Kitty’s reaction is wonderful as well, of course, but what makes this scene marvelous to me (aside from the delightful humor) is that Kitty is, even if unwittingly, so adept at crafting community — because due to her behavior then, it is the pair of monster hunters who later, unasked, help Kitty out of a lethally tight spot.
Somehow this thought escaped me on first reading – you mention how it seems that Harry never seems to ‘get his act together’. It pieces together a bunch of random comments I’ve heard about into a sort of answer to that.
Butcher has said time and again that Peter Parker (Spider Man) was his inspiration for Harry Dresden. Harry being the magic geek, rather than the science geek.

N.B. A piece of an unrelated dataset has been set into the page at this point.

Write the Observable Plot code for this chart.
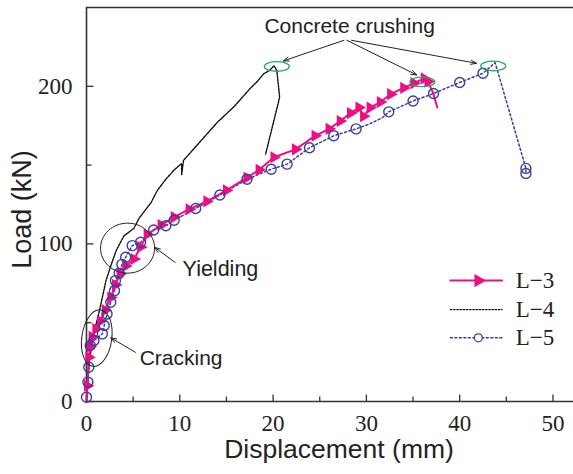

And this was classical Peter mythos: he could never get his act together, ever. And even when individual writers would try and help Peter grow, it always seemed to get back to that, one way or another. It got back to that even more recently, with the whole Brand New Day storyline, where his marriage to MJ gets retconned, and Peter turns back into this twenty-something incompetant, still living with his Aunt May. It drives me nuts, because honestl, I’m tired of that. I want growth, even if it takes us down roads that are not always good. Believe it or not, I *liked* the shakeup of the Clone Saga from the 90s, and I *really* liked the JMS run, which showed Peter has a pretty damn puissant adult and role model. It it frustrates me that some combination of writers and fans keep bringing Spidey back to this mediocrity that gets in his way.
Peter, sadly, is often also not a team player… even when he’s on a team, it always seems to come down to him, and Dresden really does seem to faithfully cleave to that trope.